Pues sí, el gobierno merecía premio por la impugnación ante el TC de la convocatoria de investidura de Puigdemont y lo tuvo porque el TC no dudó en prohibir una investidura a distancia y condicionó la presencia de Puigdemont en el parlamento a una autorización del magistrado instructor. Y de propina prohibió la delegación de voto a los fugados en Bruselas. El Consejo de Estado desaconsejó con apocado enfoque la impugnación por su carácter preventivo, la ausencia de Puigdemont era incierta en ese momento, pero el Gobierno la presentó y el TC "por razones de urgencia excepcional" aceptó el fondo de la petición aparcando la forma. Y es que el TC en su papel de custodio de la CE y del entero orden constitucional no aconseja sino que resuelve asuntos de la máxima gravedad como este y lo hace en evitación de males mayores. Muy bien el TC, y menos mal, porque ayer hemos sabido que burlándose del Estado al completo, del magistrado Llarena, del gobierno y del Senado que aprobó el 155, los independentistas preparaban continuar el golpe tras investir en ausencia al fugado. Contra viento y marea, contra España y la UE, contra la CE y el Estatuto, contra la mitad de los catalanes y de su parlamento, insistían en dar por constituida la república independiente de Cataluña y tirar para adelante como si nada. Contra el desfile real de empresas a lugares más seguros y contra la realidad de unos dirigentes fugados, otros encarcelados, los más a punto de banquillo y los menos en casa arrepentidos y prometiendo a Llarena que no iban en serio. Menudo disparate del que nos han librado la impugnación del gobierno y las cautelares del TC. Menudo disparate para nada.

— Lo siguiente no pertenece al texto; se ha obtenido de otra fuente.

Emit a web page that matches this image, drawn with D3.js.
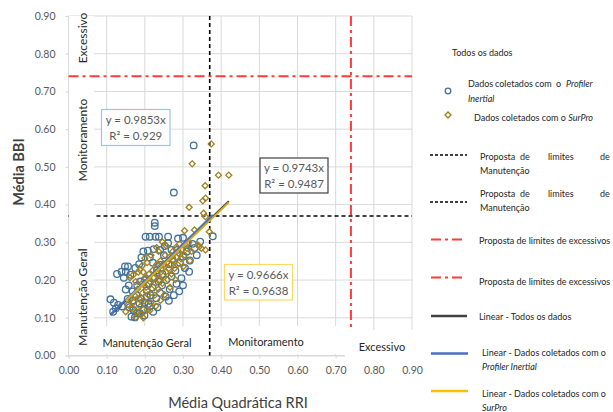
<!DOCTYPE html>
<html>
<head>
<meta charset="utf-8">
<script src="https://cdn.jsdelivr.net/npm/d3@7"></script>
<style>
  html, body { margin: 0; padding: 0; background: #fff; }
  svg { display: block; font-family: Lato, "Open Sans", sans-serif; }
</style>
</head>
<body>
<svg id="chart" width="613" height="412"></svg>
<script>
// Profiler Inertial measurements: RRI quadratic mean vs mean BBI
const profilerRRI = [0.110,0.119,0.130,0.117,0.124,0.140,0.155,0.165,0.174,0.180,0.170,0.160,0.187,0.196,0.213,0.200,0.190,0.178,0.168,0.150,0.158,0.210,0.215,0.205,0.220,0.230,0.240,0.245,0.255,0.256,0.265,0.270,0.283,0.280,0.290,0.292,0.296,0.300,0.305,0.310,0.318,0.325,0.330,0.336,0.345,0.378,0.148,0.156,0.139,0.127,0.150,0.162,0.145,0.175,0.185,0.191,0.196,0.208,0.213,0.221,0.223,0.202,0.213,0.228,0.237,0.226,0.226,0.261,0.287,0.261,0.250,0.240,0.232,0.262,0.272,0.276,0.328,0.300,0.312,0.200,0.188,0.226,0.236,0.246,0.180,0.210,0.222,0.233,0.199,0.263,0.276,0.300,0.316,0.168,0.186,0.205,0.240,0.252,0.270,0.285];
const profilerBBI = [0.149,0.140,0.134,0.116,0.125,0.130,0.150,0.103,0.101,0.112,0.121,0.128,0.112,0.120,0.130,0.140,0.150,0.160,0.170,0.175,0.186,0.137,0.160,0.172,0.180,0.152,0.166,0.186,0.156,0.200,0.176,0.210,0.190,0.225,0.170,0.246,0.205,0.262,0.232,0.276,0.252,0.296,0.285,0.266,0.302,0.316,0.236,0.236,0.222,0.216,0.222,0.214,0.206,0.232,0.242,0.260,0.276,0.278,0.260,0.246,0.282,0.315,0.315,0.315,0.315,0.352,0.343,0.315,0.310,0.298,0.266,0.240,0.226,0.242,0.256,0.432,0.557,0.312,0.296,0.200,0.196,0.206,0.196,0.216,0.186,0.190,0.116,0.128,0.106,0.145,0.160,0.186,0.222,0.146,0.138,0.156,0.280,0.290,0.280,0.280];

// SurPro measurements
const surproRRI = [0.150,0.156,0.162,0.166,0.171,0.173,0.178,0.181,0.185,0.188,0.191,0.194,0.198,0.201,0.203,0.206,0.208,0.211,0.213,0.216,0.218,0.221,0.223,0.226,0.228,0.231,0.233,0.236,0.238,0.241,0.243,0.246,0.248,0.250,0.253,0.255,0.258,0.260,0.263,0.265,0.268,0.270,0.273,0.275,0.278,0.281,0.283,0.286,0.288,0.291,0.295,0.298,0.301,0.305,0.310,0.304,0.315,0.318,0.322,0.330,0.339,0.343,0.348,0.359,0.369,0.354,0.359,0.316,0.352,0.359,0.358,0.374,0.324,0.393,0.420,0.161,0.170,0.187,0.193,0.200,0.216,0.231,0.246,0.256,0.236,0.206,0.176,0.183,0.196,0.176,0.191,0.213,0.229,0.241,0.196,0.252,0.266,0.280];
const surproBBI = [0.116,0.135,0.150,0.125,0.141,0.160,0.116,0.176,0.151,0.130,0.190,0.166,0.145,0.206,0.181,0.121,0.161,0.216,0.196,0.140,0.176,0.226,0.206,0.160,0.191,0.241,0.216,0.176,0.201,0.251,0.229,0.191,0.211,0.241,0.266,0.221,0.246,0.201,0.231,0.261,0.241,0.216,0.276,0.251,0.231,0.286,0.261,0.241,0.271,0.296,0.256,0.281,0.236,0.266,0.284,0.331,0.300,0.251,0.276,0.333,0.293,0.289,0.284,0.280,0.328,0.377,0.368,0.393,0.410,0.417,0.450,0.561,0.508,0.478,0.478,0.206,0.214,0.227,0.238,0.258,0.266,0.286,0.301,0.291,0.276,0.246,0.196,0.221,0.221,0.101,0.109,0.119,0.131,0.146,0.100,0.161,0.181,0.201];

// Linear fits through the origin (slope, R²)
const fitAll = {slope: 0.9743, r2: 0.9487};
const fitProfiler = {slope: 0.9853, r2: 0.929};
const fitSurPro = {slope: 0.9666, r2: 0.9638};

// Proposed thresholds
const maintenanceLimit = 0.37;
const excessiveLimit = 0.74;

const xTicks = [0, 0.1, 0.2, 0.3, 0.4, 0.5, 0.6, 0.7, 0.8, 0.9];
const yTicks = [0, 0.1, 0.2, 0.3, 0.4, 0.5, 0.6, 0.7, 0.8, 0.9];

const svg = d3.select("#chart");
const x = d3.scaleLinear().domain([0, 0.9]).range([68.5, 412]);
const y = d3.scaleLinear().domain([0, 0.9]).range([355.5, 16]);
const fmt = d3.format(".2f");

const gridColor = "#d9d9d9";
const blue = "#41719c";
const gold = "#a0801e";

// gridlines
const grid = svg.append("g");
grid.selectAll("line.v").data(xTicks).join("line")
  .attr("x1", d => x(d)).attr("x2", d => x(d))
  .attr("y1", y(0.9)).attr("y2", y(0))
  .attr("stroke", gridColor).attr("stroke-width", 1);
grid.selectAll("line.h").data(yTicks).join("line")
  .attr("x1", x(0)).attr("x2", x(0.9))
  .attr("y1", d => y(d)).attr("y2", d => y(d))
  .attr("stroke", gridColor).attr("stroke-width", 1);

// axes
const xAxis = svg.append("g").attr("transform", `translate(0,${y(0)})`)
  .call(d3.axisBottom(x).tickValues(xTicks).tickFormat(fmt).tickSize(3).tickPadding(8));
const yAxis = svg.append("g").attr("transform", `translate(${x(0)},0)`)
  .call(d3.axisLeft(y).tickValues(yTicks).tickFormat(fmt).tickSize(3).tickPadding(10));
[xAxis, yAxis].forEach(a => {
  a.select(".domain").attr("stroke", gridColor);
  a.selectAll(".tick line").attr("stroke", gridColor);
  a.selectAll(".tick text").attr("fill", "#595959")
    .style("font-size", "10.5px").style("font-family", "Lato, sans-serif");
});

// maintenance limits (black dashed)
svg.append("line")
  .attr("x1", x(0)).attr("x2", x(0.9))
  .attr("y1", y(maintenanceLimit)).attr("y2", y(maintenanceLimit))
  .attr("stroke", "#000").attr("stroke-width", 1.6).attr("stroke-dasharray", "4,3");
svg.append("line")
  .attr("x1", x(maintenanceLimit)).attr("x2", x(maintenanceLimit))
  .attr("y1", y(0.9)).attr("y2", y(0))
  .attr("stroke", "#000").attr("stroke-width", 1.6).attr("stroke-dasharray", "4,3");

// scatter: Profiler Inertial (circles)
const profiler = profilerRRI.map((v, i) => [v, profilerBBI[i]]);
const surpro = surproRRI.map((v, i) => [v, surproBBI[i]]);

svg.append("g").selectAll("circle").data(profiler).join("circle")
  .attr("cx", d => x(d[0])).attr("cy", d => y(d[1])).attr("r", 3.3)
  .attr("fill", "none").attr("stroke", blue).attr("stroke-width", 1.3);

// scatter: SurPro (diamonds)
const diamond = d3.symbol().type(d3.symbolSquare).size(18);
svg.append("g").selectAll("path").data(surpro).join("path")
  .attr("d", diamond)
  .attr("transform", d => `translate(${x(d[0])},${y(d[1])}) rotate(45)`)
  .attr("fill", "none").attr("stroke", gold).attr("stroke-width", 1.3);

// trend lines
function trend(data, fit, color, width) {
  const xs = d3.extent(data, d => d[0]);
  svg.append("line")
    .attr("x1", x(xs[0])).attr("y1", y(fit.slope * xs[0]))
    .attr("x2", x(xs[1])).attr("y2", y(fit.slope * xs[1]))
    .attr("stroke", color).attr("stroke-width", width);
}
trend(profiler.concat(surpro), fitAll, "#404040", 2);
trend(profiler, fitProfiler, "#4472c4", 2);
trend(surpro, fitSurPro, "#dcaa18", 2);

// white label panels over the plot
svg.append("rect").attr("x", 69).attr("y", 16).attr("width", 25).attr("height", 339).attr("fill", "#fff");
svg.append("rect").attr("x", 92).attr("y", 326).attr("width", 113).attr("height", 28).attr("fill", "#fff");
svg.append("rect").attr("x", 215).attr("y", 326).attr("width", 125).attr("height", 28).attr("fill", "#fff");
svg.append("rect").attr("x", 345).attr("y", 330).attr("width", 68).attr("height", 32).attr("fill", "#fff");

// excessive limits (red dash-dot)
svg.append("line")
  .attr("x1", x(0)).attr("x2", x(0.9))
  .attr("y1", y(excessiveLimit)).attr("y2", y(excessiveLimit))
  .attr("stroke", "#ff3b3b").attr("stroke-width", 2).attr("stroke-dasharray", "10,4,3,4");
svg.append("line")
  .attr("x1", x(excessiveLimit)).attr("x2", x(excessiveLimit))
  .attr("y1", y(0.9)).attr("y2", 330)
  .attr("stroke", "#ff3b3b").attr("stroke-width", 2).attr("stroke-dasharray", "10,4,3,4");

// zone labels
const zoneFont = "Lato, sans-serif";
function vLabel(text, cx, cy) {
  svg.append("text").attr("transform", `translate(${cx},${cy}) rotate(-90)`)
    .attr("text-anchor", "middle").attr("dominant-baseline", "central")
    .attr("fill", "#262626").style("font-size", "12px").style("font-family", zoneFont).text(text);
}
vLabel("Excessivo", 82, 38);
vLabel("Monitoramento", 82, 140);
vLabel("Manutenção Geral", 82, 297);
function hLabel(text, cx, cy) {
  svg.append("text").attr("x", cx).attr("y", cy)
    .attr("text-anchor", "middle").attr("dominant-baseline", "central")
    .attr("fill", "#262626").style("font-size", "11px").style("font-family", zoneFont).text(text);
}
hLabel("Manutenção Geral", 147, 342);
hLabel("Monitoramento", 266, 341);
hLabel("Excessivo", 382, 346);

// equation boxes
function eqBox(fit, bx, by, bw, bh, border) {
  svg.append("rect").attr("x", bx).attr("y", by).attr("width", bw).attr("height", bh)
    .attr("fill", "#fff").attr("stroke", border).attr("stroke-width", 1.2);
  const t = svg.append("text").attr("x", bx + bw / 2).attr("text-anchor", "middle")
    .attr("fill", "#595959").style("font-size", "11.5px").style("font-family", zoneFont);
  t.append("tspan").attr("x", bx + bw / 2).attr("y", by + 14).text(`y = ${fit.slope}x`);
  t.append("tspan").attr("x", bx + bw / 2).attr("y", by + 30).text(`R² = ${fit.r2}`);
}
eqBox(fitProfiler, 101.5, 109.5, 68.5, 36, "#9dc3e6");
eqBox(fitAll, 260, 158, 68, 35, "#404040");
eqBox(fitSurPro, 224.5, 264.5, 68, 35.5, "#ffd966");

// axis titles
svg.append("text").attr("x", 238).attr("y", 408).attr("text-anchor", "middle")
  .attr("fill", "#404040").style("font-size", "14.5px").style("font-family", zoneFont)
  .text("Média Quadrática RRI");
svg.append("text").attr("transform", "translate(24,172) rotate(-90)").attr("text-anchor", "middle")
  .attr("fill", "#404040").style("font-size", "14.5px").style("font-weight", "bold").style("font-family", zoneFont)
  .text("Média BBI");

// legend
const lg = svg.append("g").style("font-family", zoneFont).style("font-size", "9px").attr("fill", "#262626");
function lText(str, lx, ly, italic) {
  const t = lg.append("text").attr("x", lx).attr("y", ly).attr("dominant-baseline", "central").text(str);
  if (italic) t.style("font-style", "italic");
  return t;
}
// justified lines: each word placed on its own
function lWords(words, xs, ly, italicLast) {
  words.forEach((w, i) => lText(w, xs[i], ly, italicLast && i === words.length - 1));
}
lText("Todos os dados", 452, 52);

lg.append("circle").attr("cx", 448).attr("cy", 91).attr("r", 2.8)
  .attr("fill", "none").attr("stroke", blue).attr("stroke-width", 1.3);
lWords(["Dados", "coletados", "com", "o", "Profiler"], [468, 495, 535, 556, 566], 83, true);
lText("Inertial", 468, 98, true);

lg.append("path").attr("d", diamond).attr("transform", "translate(448,115) rotate(45)")
  .attr("fill", "none").attr("stroke", gold).attr("stroke-width", 1.3);
const sp = lText("Dados coletados com o ", 474, 117);
sp.append("tspan").style("font-style", "italic").text("SurPro");

function legendLine(ly, color, dash, width, x1, x2) {
  lg.append("line").attr("x1", x1).attr("x2", x2).attr("y1", ly).attr("y2", ly)
    .attr("stroke", color).attr("stroke-width", width).attr("stroke-dasharray", dash);
}
legendLine(155, "#000", "3,2", 1.5, 430, 467);
lWords(["Proposta", "de", "limites", "de"], [480, 520, 548, 600], 156);
lText("Manutenção", 480, 170);
legendLine(202, "#000", "3,2", 1.5, 430, 467);
lWords(["Proposta", "de", "limites", "de"], [480, 520, 548, 600], 193);
lText("Manutenção", 480, 207);

legendLine(239.5, "#ff3b3b", "10,4,3,4", 2, 431, 462);
lText("Proposta de limites de excessivos", 479, 240);
legendLine(277.5, "#ff3b3b", "10,4,3,4", 2, 431, 462);
lText("Proposta de limites de excessivos", 479, 281);

legendLine(316, "#404040", null, 2.5, 431, 467);
lText("Linear - Todos os dados", 479, 316);
legendLine(353.5, "#4472c4", null, 2.5, 431, 468);
lText("Linear - Dados coletados com o", 482, 352);
lText("Profiler Inertial", 482, 366, true);
legendLine(391, "#ffc000", null, 2.5, 431, 468);
lText("Linear - Dados coletados com o", 482, 393);
lText("SurPro", 482, 407, true);
</script>
</body>
</html>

Porque hay que demostrarles que, en efecto, para nada ha servido el circo que comenzaron a montar hace ya más de tres años cuando Mas y los suyos optaron por la independencia. Ahora hay que desmontar el tinglado de la antigua farsa y hacerles ver con toda naturalidad, sin gritos ni descalificaciones, que no son más que nadie. No debiera resultar imposible al Estado, a los partidos constitucionalistas, a los agentes económicos y sociales, a los comunicadores, a los intelectuales y a la ciudadanía española en general, hacerles ver que no son más que nadie en la España de las autonomías. Y para eso debería Montoro explicar en el Congreso cómo pagará Cataluña los costes ocasionados al Estado y a la economía española o qué es eso de condonar deudas por dilapidar el FLA en disparates diversos, y sería prudente que el gobierno explicase en sede parlamentaria cómo está discurriendo la aplicación del 155 en aquella comunidad y en qué circunstancias volvería al Senado a pedir, al amparo del 155, más medidas de intervención o una intensificación de las ya adoptadas en lugar de entrar en debates sobre el cómputo de los dos meses para la disolución del parlamento catalán. Y sería bueno iniciar conversaciones con PSOE y Cs para cambiar algunas leyes cerrando lagunas por las que han sido posibles durante años actuaciones esperpénticas como la de consentir a titulares de altos cargos del Estado, ¿habrá que recordar que las comunidades autónomas son también Estado?, arremeter contra ese Estado. O como ese disparate de dar por buena y merecedora de un sueldo público la función de un diputado que vive en Bruselas o en la cárcel. ¿Por qué no privar temporalmente a los imputados por determinados delitos de su condición de diputados hasta que una sentencia firme les deje en libertad? La presunción de inocencia no es un derecho ilimitado y admite restricciones. En definitiva, hay que desmontar el tinglado de la antigua farsa y recordar al nacionalismo los límites del autogobierno autonómico. El gobierno redondearía de este modo la dificilísima faena que ha venido haciendo muy bien.